A prime contender for an Olympic gold medal in snowboarding was critically injured Thursday when his forehead struck the edge of the halfpipe as he practiced an aerial trick at Park City Mountain Resort.
After losing consciousness, Kevin Pearce, 22, was flown to University Hospital, where he underwent surgery to relieve fluid buildup in his brain, The New York Times reported.

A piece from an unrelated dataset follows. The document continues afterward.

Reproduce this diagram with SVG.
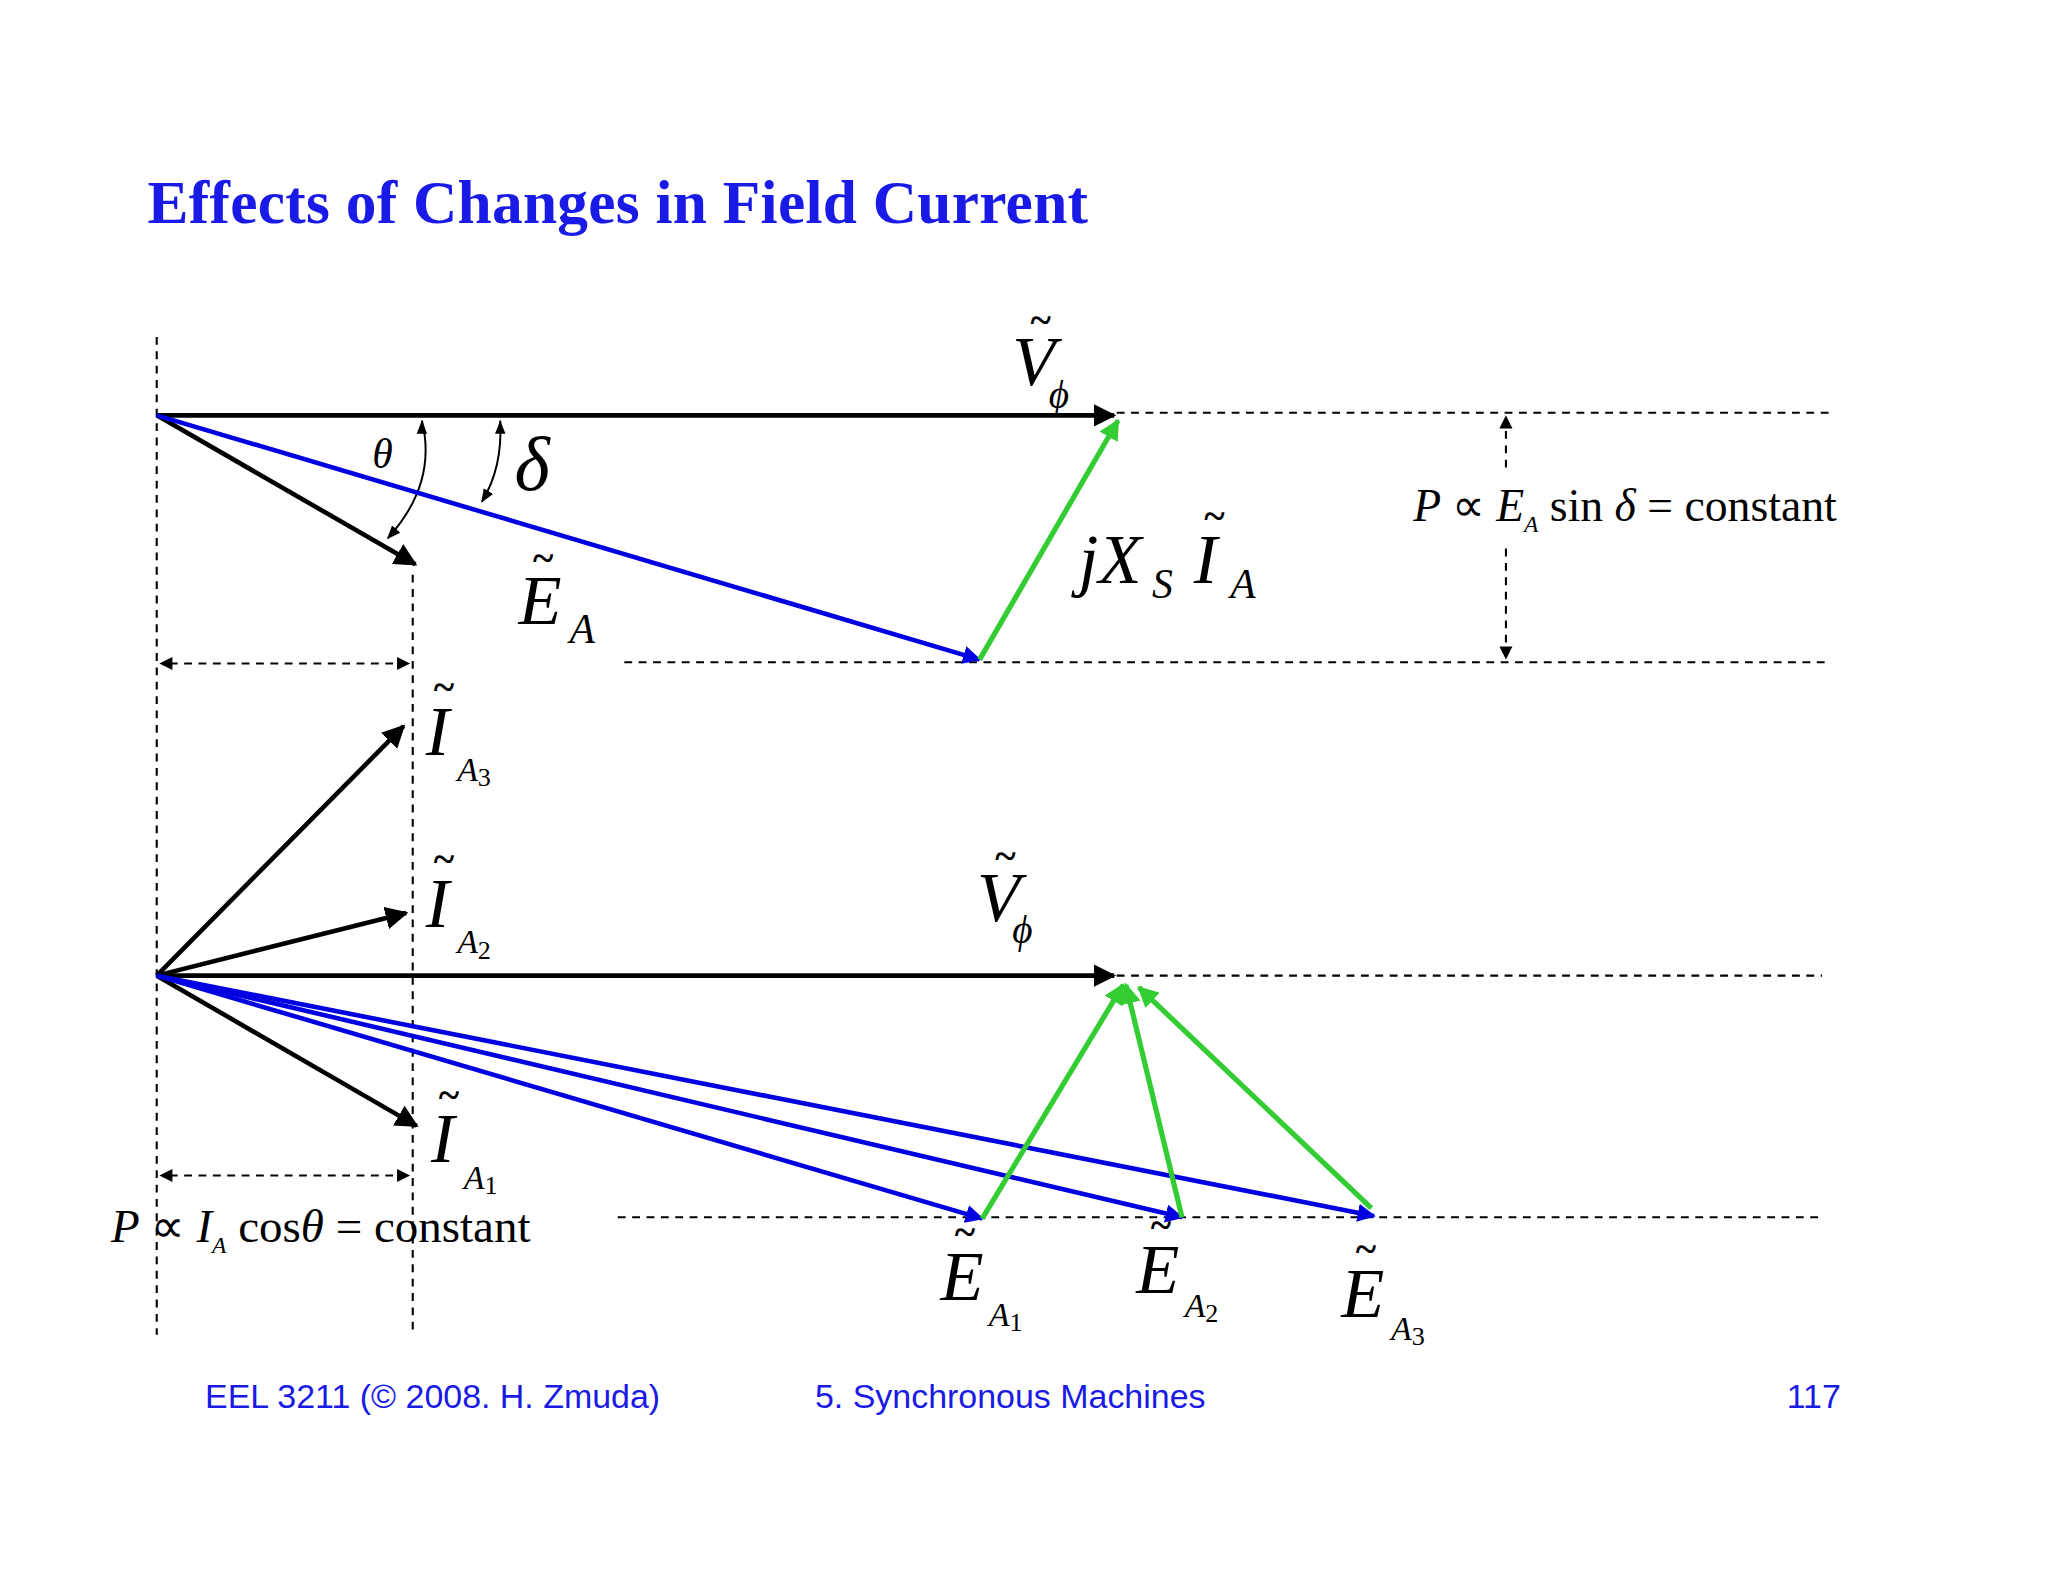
<svg xmlns="http://www.w3.org/2000/svg" width="2048" height="1582" viewBox="0 0 2048 1582">
<style>
.d{stroke:#000;stroke-width:1.6;stroke-dasharray:6 5;fill:none}
.v{stroke:#000;stroke-width:3.5;fill:none}
.b{stroke:#0000e0;stroke-width:3.5;fill:none}
.g{stroke:#33cc33;stroke-width:4;fill:none}
.h{fill:#000}
.t{font-family:"Liberation Serif",serif;font-style:italic;fill:#000}
.n{font-family:"Liberation Serif",serif;fill:#000}
.w{font-family:"Liberation Serif",serif;fill:#000;font-size:30px;font-weight:bold}
.f{font-family:"Liberation Sans",sans-serif;fill:#1a1ae6;font-size:26px}
</style>
<defs>
<marker id="ak" viewBox="0 0 10 10" refX="9" refY="5" markerWidth="5" markerHeight="5" orient="auto" markerUnits="strokeWidth"><path d="M0,0L10,5L0,10z" fill="#000"/></marker>
<marker id="ab" viewBox="0 0 10 10" refX="9" refY="5" markerWidth="4" markerHeight="4" orient="auto" markerUnits="strokeWidth"><path d="M0,0L10,5L0,10z" fill="#0000e0"/></marker>
<marker id="ag" viewBox="0 0 10 10" refX="9" refY="5" markerWidth="4" markerHeight="4" orient="auto" markerUnits="strokeWidth"><path d="M0,0L10,5L0,10z" fill="#33cc33"/></marker>
<marker id="as" viewBox="0 0 10 10" refX="9" refY="5" markerWidth="7" markerHeight="7" orient="auto" markerUnits="strokeWidth"><path d="M0,1L10,5L0,9z" fill="#000"/></marker>
</defs>
<rect width="2048" height="1582" fill="#fff"/>
<g transform="scale(1.3061)">
<text x="113" y="171" font-family="Liberation Serif,serif" font-weight="bold" font-size="47" fill="#1a1ae6" textLength="720">Effects of Changes in Field Current</text>
<g id="connectors">
<path class="d" d="M120,258V1022M316,440V1022M855,316H1400M478,507H1400M855,747H1395M473,932H1395"/>
<path class="d" d="M130,508H304M130,900H304"/>
<path class="h" d="M122,508l10,-5v10zM314,508l-10,-5v10zM122,900l10,-5v10zM314,900l-10,-5v10z"/>
<path class="d" d="M1153,358V326M1153,420V497"/>
<path class="h" d="M1153,318l-5,10h10zM1153,505l-5,-10h10z"/>
<path d="M323,322Q335,370 297,412" stroke="#000" stroke-width="1.5" fill="none" marker-end="url(#as)"/>
<path d="M323,322l-4,10h8z" class="h"/>
<path d="M383,322Q385,358 369,384" stroke="#000" stroke-width="1.5" fill="none" marker-end="url(#as)"/>
<path d="M383,322l-4,10h8z" class="h"/>
<path class="v" d="M120,318H853" marker-end="url(#ak)"/>
<path class="v" d="M120,318L318,432" marker-end="url(#ak)"/>
<path class="b" d="M120,318L750,505" marker-end="url(#ab)"/>
<path class="g" d="M750,505L856,322" marker-end="url(#ag)"/>
<path class="v" d="M120,747H853" marker-end="url(#ak)"/>
<path class="v" d="M120,747L309,556" marker-end="url(#ak)"/>
<path class="v" d="M120,747L311,699" marker-end="url(#ak)"/>
<path class="v" d="M120,747L319,862" marker-end="url(#ak)"/>
<path class="b" d="M120,747L752,933" marker-end="url(#ab)"/>
<path class="b" d="M120,747L905,932" marker-end="url(#ab)"/>
<path class="b" d="M120,747L1052,931" marker-end="url(#ab)"/>
<path class="g" d="M752,933L860,754" marker-end="url(#ag)"/>
<path class="g" d="M905,932L862,754" marker-end="url(#ag)"/>
<path class="g" d="M1050,925L872,756" marker-end="url(#ag)"/>
</g>
<g id="labels">
<text class="t" x="775" y="295" font-size="54">V</text><text class="w" x="789" y="255">~</text><text class="t" x="803" y="312" font-size="30">ϕ</text>
<text class="t" x="285" y="358" font-size="32">θ</text>
<text class="t" x="394" y="375" font-size="58">δ</text>
<text class="t" x="397" y="478" font-size="54">E</text><text class="w" x="408" y="437">~</text><text class="t" x="436" y="492" font-size="32">A</text>
<text class="t" x="826" y="446" font-size="54">jX</text><text class="t" x="882" y="458" font-size="32">S</text>
<text class="t" x="914" y="446" font-size="54">I</text><text class="w" x="922" y="405">~</text><text class="t" x="942" y="458" font-size="32">A</text>
<text class="t" x="1082" y="399" font-size="35">P <tspan class="n" font-style="normal">∝</tspan> E<tspan font-size="18" dy="8">A</tspan><tspan class="n" font-style="normal" dy="-8"> sin</tspan> δ<tspan font-style="normal"> = constant</tspan></text>
<text class="t" x="326" y="578" font-size="54">I</text><text class="w" x="332" y="536">~</text><text class="t" x="350" y="598" font-size="26">A<tspan font-size="20" font-style="normal" dy="4">3</tspan></text>
<text class="t" x="326" y="710" font-size="54">I</text><text class="w" x="332" y="668">~</text><text class="t" x="350" y="730" font-size="26">A<tspan font-size="20" font-style="normal" dy="4">2</tspan></text>
<text class="t" x="330" y="890" font-size="54">I</text><text class="w" x="336" y="848">~</text><text class="t" x="355" y="910" font-size="26">A<tspan font-size="20" font-style="normal" dy="4">1</tspan></text>
<text class="t" x="748" y="705" font-size="54">V</text><text class="w" x="762" y="665">~</text><text class="t" x="775" y="722" font-size="30">ϕ</text>
<text class="t" x="85" y="951" font-size="36">P <tspan class="n" font-style="normal">∝</tspan> I<tspan font-size="18" dy="8">A</tspan><tspan class="n" font-style="normal" dy="-8"> cos</tspan>θ<tspan font-style="normal"> = constant</tspan></text>
<text class="t" x="720" y="995" font-size="54">E</text><text class="w" x="731" y="953">~</text><text class="t" x="757" y="1015" font-size="26">A<tspan font-size="20" font-style="normal" dy="4">1</tspan></text>
<text class="t" x="870" y="990" font-size="54">E</text><text class="w" x="881" y="948">~</text><text class="t" x="907" y="1008" font-size="26">A<tspan font-size="20" font-style="normal" dy="4">2</tspan></text>
<text class="t" x="1027" y="1008" font-size="54">E</text><text class="w" x="1038" y="966">~</text><text class="t" x="1065" y="1026" font-size="26">A<tspan font-size="20" font-style="normal" dy="4">3</tspan></text>
</g>
<text class="f" x="157" y="1078">EEL 3211 (© 2008. H. Zmuda)</text>
<text class="f" x="624" y="1078">5. Synchronous Machines</text>
<text class="f" x="1368" y="1078">117</text>
</g>
</svg>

The hospital listed Pearce in critical condition.
A top rival of 2006 Olympic gold medalist Shaun White, Pearce was among U.S. snowboarders preparing for an Olympic trials event next week, in advance of the Winter Games in February in Vancouver.
The Vermont native was executing a "double cork" maneuever -- a twisting, double back flip that is the latest evolution of the sport and represents an effort to keep up with White. "He did it a little too hard, put a little too much oomph into it, and over-rotated on the second flip," U.S. coach Mike Jankowski told The Times .
During the recent U.S. Olympic Media Summit, Pearce cited how the bigger halfpipe to be used in the Vancouver Games would allow more time in the air, resulting in more demanding tricks. "The progression is moving so fast ... we're going to see halfpipe riding on a whole new wave this year," he said.
Pearce sustained a concussion in mid-December during a qualifying run at the Copper Mountain Grand Prix, ESPN reported.
Pearce is among seven members of the "Frends" -- the missing "i" is intentional -- snowboarding group, who have banded together in an effort to emphasize the fun, less commercialized roots of the sport. They consider themselves collective rivals to the more famous White.
The Frends began working on the double cork last spring at Mammoth Mountain, Calif., where Pearce was scheduled to compete next week.
"New tricks are bound to happen every year and it keeps getting a little heavier because the tricks are more dangerous," Danny Davis said. "You just have to step up and learn them, keep pushing yourself."
Pearce topped White for the gold medal in the 2009 European Open, while finishing a strong second to him in the Winter X Games.
"I've been able to beat him a couple times and even though he's beaten me a lot more times, it still kind of feels like I'm coming up to his level," Pearce told NBCOlympics.com.